Although geoengineering is a flourishing field (just try to enter it in wikipedia), many of its promises will probably come true too late (if at all) if one wants to reduce anthropogenic global warming and climate change… scientific creativity will have to find other ways to deal with climate modifications.

A first of three features, written by Richard Monastersky, explains how keeping carbon dioxide beneath dangerous levels is tougher than one previously thought. The basic question is: how much can the CO₂ concentration in the atmosphere increase before reaching a point of non-return? The pre-industrial level was roughly 250 parts per million (ppm), we are now reaching 400 ppm. It was long thought that a concentration of 450 ppm was a target to avoid, but new studies seems to indicate that a threshold of 350 ppm would have been more reasonable. This raises many questions on how to deal with the ever increasing carbon dioxide level. Studies performed at the University of Bern show that even if all CO₂ emissions stopped when its concentration is 450 ppm, it would take more than 1000 years to reach pre-industrial levels, and 3000 years would be necessary to see global temperatures slightly decrease. Other studies give even more frightening results: if CO₂ concentration reached 550 ppm (not unlikely at all) before all emission stopped, the temperatures would keep increasing for at least a century. Even if the studies are based on unperfect models, they point out the fact that climate will need a long time to recover, essentially due to the thermal inertia of the oceans (they slow up the climate warming now, they’ll delay its cooling in the future) and to the rate at which carbon sinks can absorb CO₂ from the atmosphere.

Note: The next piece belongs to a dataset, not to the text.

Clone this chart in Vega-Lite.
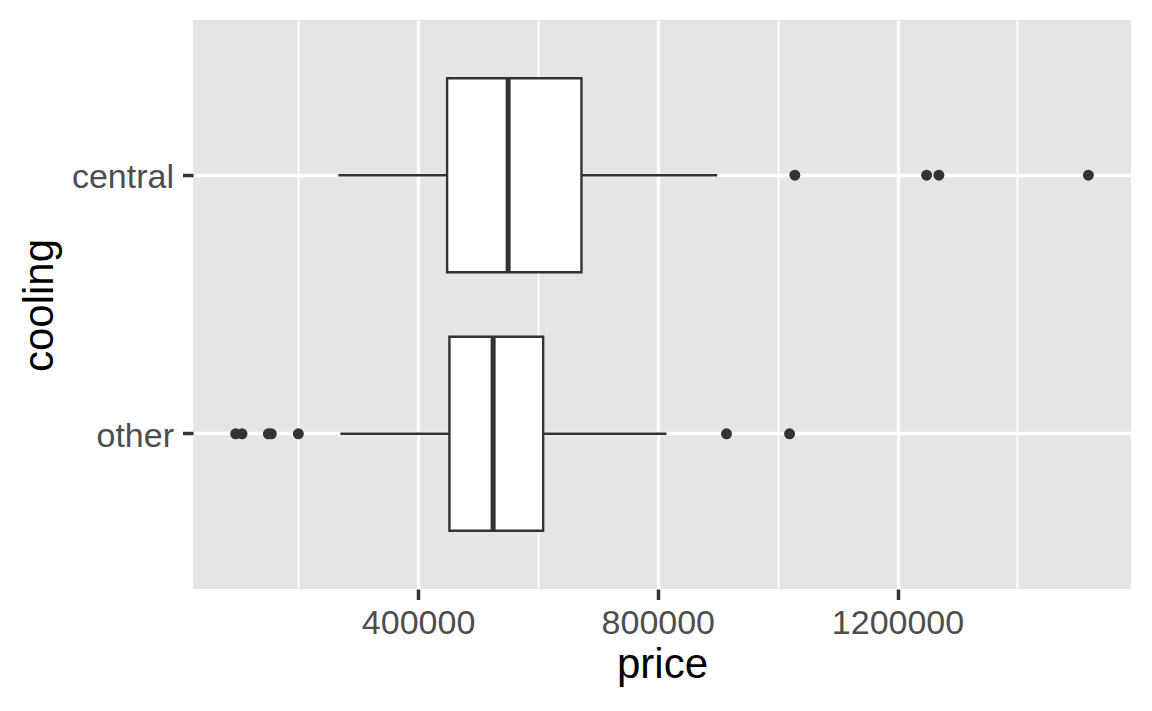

This rather pessimistic (I sould say, apocalyptic) view is counterbalanced by the two next articles, written by Nicola Jones and Oliver Morton, respectively, who discuss potential solutions to increased CO₂ concentration and global warming. At first sight the proposed ideas look weird: absorbing CO₂ into a solution of NaOH to produce sodium carbonate, that can be converted in calcium carbonate (by addition of calcium hydroxyde), and finally into pure CO₂ (that sould be stored, frozen, sent to space, etc.). Although this works on lab-scale, one may remember that, if the current emission rate is maintained, 650 gigatons of CO₂ will have to be removed from the air by 2100 in order not to reach 450 ppm… a serious scale-up will be required there! Another approach, involving geoengineering, aims at brightening clouds to increase reflexion of sunlight. Some researchers think about ships vaporizing water droplets to form clouds over the oceans, which should in turn cool earth’s atmosphere ! We’re not so far from reaching a good sci-fi novel scenario where a giant shield would be built between earth and sun, protecting us from sunlight until the global temperature has reasonably decreased…

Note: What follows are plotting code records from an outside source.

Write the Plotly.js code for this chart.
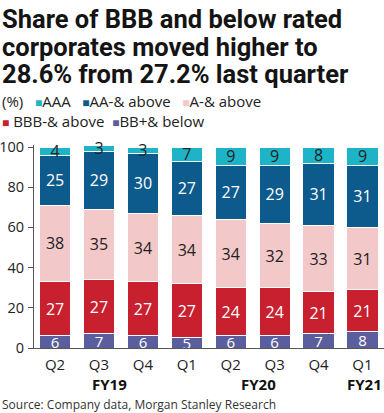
<!DOCTYPE html>
<html>
<head>
<meta charset="utf-8">
<script src="https://cdn.plot.ly/plotly-3.0.1.min.js"></script>
<style>
html,body{margin:0;padding:0;background:#fff;}
#chart{width:384px;height:413px;}
</style>
</head>
<body>
<div id="chart"></div>
<script>
// Data
const quarters = ["Q2","Q3","Q4","Q1","Q2","Q3","Q4","Q1"];
const fiscalYears = ["FY19","FY20","FY21"];
const seriesNames = ["BB+& below","BBB-& above","A-& above","AA-& above","AAA"];
const bbBelow   = [6, 7, 6, 5, 6, 6, 7, 8];
const bbbAbove  = [27, 27, 27, 27, 24, 24, 21, 21];
const aAbove    = [38, 35, 34, 34, 34, 32, 33, 31];
const aaAbove   = [25, 29, 30, 27, 27, 29, 31, 31];
const aaa       = [4, 3, 3, 7, 9, 9, 8, 9];
const yTicks = [0, 20, 40, 60, 80, 100];

const titleLines = ["Share of BBB and below rated","corporates moved higher to","28.6% from 27.2% last quarter"];
const unitLabel = "(%)";
const sourceText = "Source: Company data, Morgan Stanley Research";

// Styles
const colors = ["#5b5e9c","#c8202e","#f2c8c9","#0d5a8c","#1db4c8"];
const textColors = ["#ffffff","#ffffff","#222222","#ffffff","#222222"];
const textSizes = [15, 16, 16, 16, 16];
const FONT = "Open Sans, Noto Sans, sans-serif";
const TITLEFONT = "Roboto, sans-serif";

const xs = quarters.map((q,i)=>i);
const allSeries = [bbBelow, bbbAbove, aAbove, aaAbove, aaa];

const traces = allSeries.map((vals, k) => ({
  type: "bar",
  name: seriesNames[k],
  x: xs,
  y: vals,
  width: 0.71,
  marker: {color: colors[k], line: {color: "#ffffff", width: 1}},
  text: vals.map(String),
  textposition: "inside",
  insidetextanchor: "middle",
  constraintext: "none",
  textangle: 0,
  textfont: {family: FONT, size: textSizes[k], color: textColors[k]},
  cliponaxis: false,
  hoverinfo: "skip",
  showlegend: false
}));

const H = 413, W = 384;
const mt = 145, mb = 65, ml = 34, mr = 0;
const plotH = H - mt - mb;
const plotW = W - ml - mr;
function yPaper(px){ return (H - mb - px) / plotH; }
const xLeft = -ml / plotW;
const NB = "\u00A0";

const annotations = [];
// title: one block, tight line spacing via small base size and larger inner spans
annotations.push({
  xref: "paper", yref: "paper", x: xLeft, xanchor: "left",
  y: yPaper(2), yanchor: "top",
  text: titleLines.map(t => '<span style="font-size:25.5px"><b>' + t + '</b></span>').join("<br>"),
  showarrow: false, align: "left",
  font: {family: TITLEFONT, size: 21.3, color: "#141414"}
});

function sw(c){ return '<span style="color:' + c + ';font-size:12px">■</span>'; }
const leg1 = unitLabel + NB+NB+NB + sw(colors[4]) + seriesNames[4] + NB+NB+NB + sw(colors[3]) + seriesNames[3] + NB+NB+NB + sw(colors[2]) + seriesNames[2];
const leg2 = sw(colors[1]) + NB + seriesNames[1] + NB+NB + sw(colors[0]) + seriesNames[0];
annotations.push({xref:"paper", yref:"paper", x: xLeft, xanchor:"left", y: yPaper(89), yanchor:"top",
  text: leg1 + "<br>" + leg2, showarrow:false, align:"left",
  font:{family: FONT, size: 15, color:"#222"}});

// fiscal year labels
const fyX = [1.25, 4.63, 7.04];
fiscalYears.forEach((fy, i) => {
  annotations.push({xref:"x", yref:"paper", x: fyX[i], xanchor:"center", y: yPaper(384), yanchor:"middle",
    text:"<b>"+fy+"</b>", showarrow:false, font:{family: FONT, size: 15, color:"#111"}});
});
annotations.push({xref:"paper", yref:"paper", x: xLeft, xanchor:"left", y: yPaper(404), yanchor:"middle",
  text: sourceText, showarrow:false, font:{family: FONT, size: 12, color:"#333"}});

const layout = {
  width: W, height: H,
  margin: {l: ml, r: mr, t: mt, b: mb, pad: 0},
  paper_bgcolor: "#ffffff", plot_bgcolor: "#ffffff",
  barmode: "stack",
  showlegend: false,
  xaxis: {
    range: [-0.48, 7.49],
    tickvals: xs, ticktext: quarters,
    showgrid: false, zeroline: false,
    showline: true, linecolor: "#555", linewidth: 1,
    ticks: "", ticklabelstandoff: 3,
    tickfont: {family: FONT, size: 15, color: "#222"},
    fixedrange: true
  },
  yaxis: {
    range: [0, 101],
    tickvals: yTicks,
    showgrid: false, zeroline: false,
    showline: true, linecolor: "#555", linewidth: 1,
    ticks: "outside", ticklen: 5, tickcolor: "#555",
    ticklabelstandoff: 1,
    tickfont: {family: FONT, size: 14.5, color: "#222"},
    fixedrange: true
  },
  annotations: annotations
};

Plotly.newPlot("chart", traces, layout, {displayModeBar: false, staticPlot: true});
</script>
</body>
</html>
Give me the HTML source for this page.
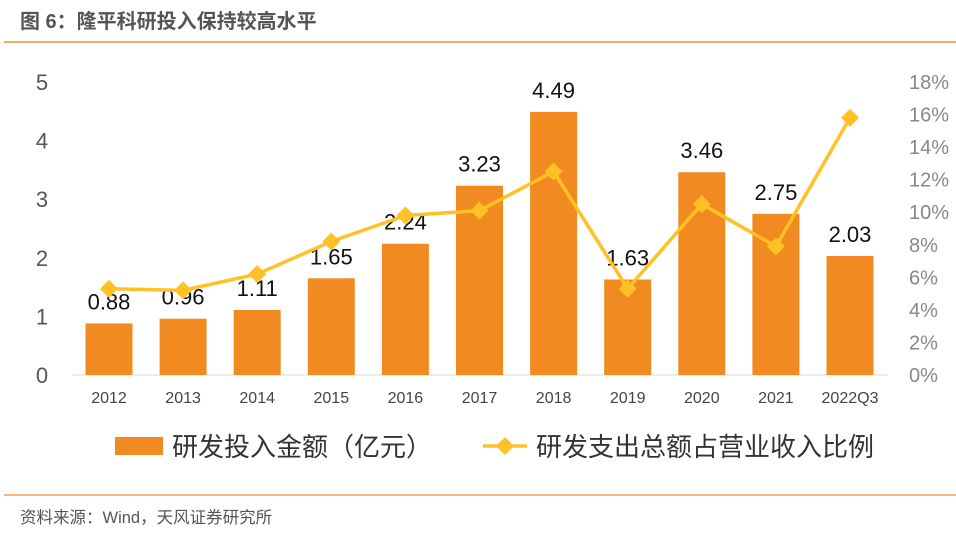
<!DOCTYPE html>
<html><head><meta charset="utf-8"><style>
body{margin:0;width:956px;height:530px;background:#fff;overflow:hidden;font-family:"Liberation Sans","Noto Sans CJK SC",sans-serif;}
</style></head><body>
<svg width="956" height="530" xmlns="http://www.w3.org/2000/svg">
<text x="20" y="28" font-size="20" font-weight="bold" fill="#555" font-family="Liberation Sans, Noto Sans CJK SC, sans-serif">图 6：隆平科研投入保持较高水平</text>
<line x1="4" y1="42" x2="956" y2="42" stroke="#F28A2A" stroke-width="1.5"/>
<g id="plot"></g>
<line x1="4" y1="495" x2="956" y2="495" stroke="#F28A2A" stroke-width="1.2"/>
<text x="20" y="523" font-size="16.5" fill="#555" font-family="Liberation Sans, Noto Sans CJK SC, sans-serif">资料来源：Wind，天风证券研究所</text>
</svg>
<script>
const categories=["2012","2013","2014","2015","2016","2017","2018","2019","2020","2021","2022Q3"];
const rdValues=[0.88,0.96,1.11,1.65,2.24,3.23,4.49,1.63,3.46,2.75,2.03];
const ratioValues=[5.3,5.2,6.2,8.2,9.8,10.1,12.5,5.3,10.5,7.9,15.8];
const leftTicks=[0,1,2,3,4,5];
const rightTicks=[0,2,4,6,8,10,12,14,16,18];
const NS="http://www.w3.org/2000/svg";
const g=document.getElementById("plot");
const y0=375,yTop=82;
const yL=v=>y0-(v/5)*(y0-yTop);
const yR=v=>y0-(v/18)*(y0-yTop);
const xC=i=>109+i*74.1;
function mk(tag,attrs,txt){const e=document.createElementNS(NS,tag);for(const k in attrs)e.setAttribute(k,attrs[k]);if(txt!==undefined)e.textContent=txt;g.appendChild(e);return e;}
leftTicks.forEach(t=>{const e=mk("text",{x:42,y:yL(t)+8,"font-size":22,fill:"#555","text-anchor":"middle"},t);

});
rightTicks.forEach(t=>{const e=mk("text",{x:909,y:yR(t)+7,"font-size":20,fill:"#888"},t+"%");

});
const ax=mk("line",{x1:72,y1:y0,x2:888,y2:y0,stroke:"#d9d9d9","stroke-width":1});


categories.forEach((c,i)=>{
 const v=rdValues[i];
 const b=mk("rect",{x:xC(i)-23.5,y:yL(v),width:47,height:y0-yL(v),fill:"#F28A22"});
 
 
 const l=mk("text",{x:xC(i),y:yL(v)-14,"font-size":22,fill:"#111","text-anchor":"middle"},v.toFixed(2));
 
 
 const t=mk("text",{x:xC(i),y:403,"font-size":16,fill:"#444","text-anchor":"middle"},c);
 
 
});
const pl=mk("polyline",{points:ratioValues.map((v,i)=>xC(i)+","+yR(v)).join(" "),fill:"none",stroke:"#FFC125","stroke-width":3.5});


ratioValues.forEach((v,i)=>{
 const x=xC(i),y=yR(v);
 const d=mk("polygon",{points:`${x},${y-9} ${x+9},${y} ${x},${y+9} ${x-9},${y}`,fill:"#FFC125"});
 
 
});
const lb=mk("rect",{x:115,y:437,width:48,height:18,fill:"#F28A22"});


const lt=mk("text",{x:172,y:456,"font-size":26,fill:"#333"},"研发投入金额（亿元）");


const ll=mk("line",{x1:483,y1:446,x2:527,y2:446,stroke:"#FFC125","stroke-width":3.5});


const lm=mk("polygon",{points:"505,437 514,446 505,455 496,446",fill:"#FFC125"});


const lt2=mk("text",{x:536,y:456,"font-size":26,fill:"#333"},"研发支出总额占营业收入比例");


</script>
</body></html>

But, if the last news are not good at all, and if we are facing a tremendous challenge, scientists are coming with ideas, trying new concepts and models, that can one day help us and the earth to survive our reckless carbon consumption. Whatever path we chose, it is certain that a compromise will have to be found between the sacrifices we’re ready to make to reduce our carbon emissions, and the consequences (at a climatic, economic, or social level) we agree to suffer. The earlier this compromise is established, the better!